Freedman will factor in buying QLD-bred horses like Spirit Of Boom and Better Than Ready who are eligible for the QTIS bonuses | Image courtesy of Bronwen Healy

Band of brothers

The Freedman success story has become generational, and it has gone on for a long time in Australian racing.

Lee Freedman has trained the likes of Makybe Diva (GB) (Desert King {Ire}), Subzero (Kala Dancer {GB}), Miss Andretti (Ihtiram {Ire}) and Super Impose (Imposing). Those are just a handful of champions that the master trainer has put his name to, and his life is decorated heavily with trophies, cups and sashes of every race imaginable on two continents.

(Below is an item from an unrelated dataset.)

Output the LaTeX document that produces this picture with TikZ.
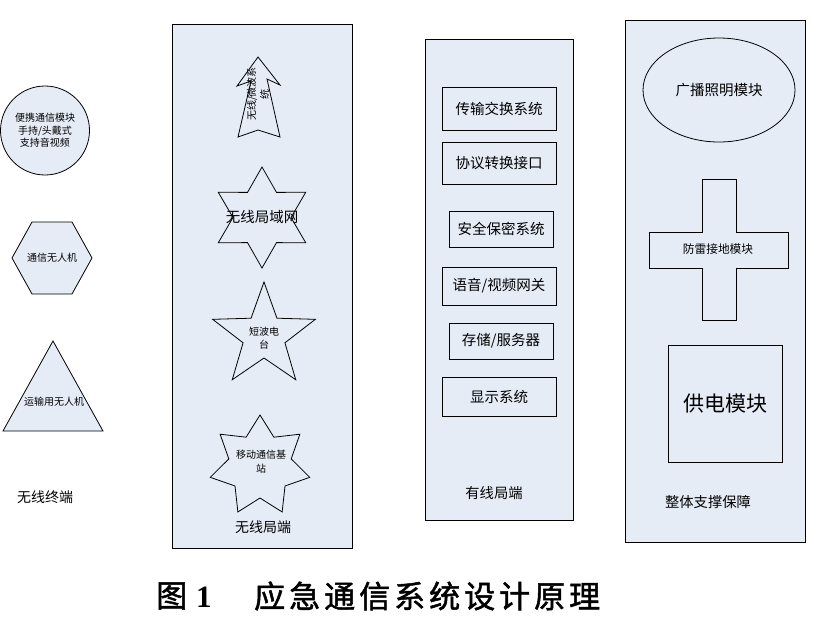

He’s also tied strongly to his siblings in the south.

“I’m still very close with my brothers,” he said. “Although we run separate businesses, they’ll be interchangeable businesses between the three stables... Melbourne, Sydney and the Gold Coast. I think the idea is sound, and I think it will work well.”

Freedman said he still cheers the success of his brothers, who have had a vintage season to date.

“They’ve done very well this year, and I point out to people that they haven’t been given these horses,” the trainer said, referring to G1 Blue Diamond winner Artorius (Flying Artie) for Anthony and Sam Freedman, and G1 Golden Slipper winner Stay Inside (Extreme Choice) for Richard and Michael Freedman.

“These have been horses that were sourced at the sales and bought by my brothers, and there are far bigger and more vaunted operations that claim success but don’t have that sort of success. So it just proves that they’re good judges of young horses, and they can manage them well.”

“These have been horses (Artorius and Stay Inside) that were sourced at the sales and bought by my brothers... So it just proves that they’re good judges of young horses, and they can manage them well.” - Lee Freedman

Despite this, Freedman isn’t letting his pedigree dictate his Queensland ambitions. He said there's only so far a good name will take you, and that he still needs to get out there among the locals while building his new business.

“I don’t think people send horses to a name,” he said. “They send them to a person they’ve met, or had some contact with on the phone. People up here don’t really know me other than as a raider from down south for many years, and now I’m part of the community. I need to meet people, get out and about, and I’ll make it my business to do just that.”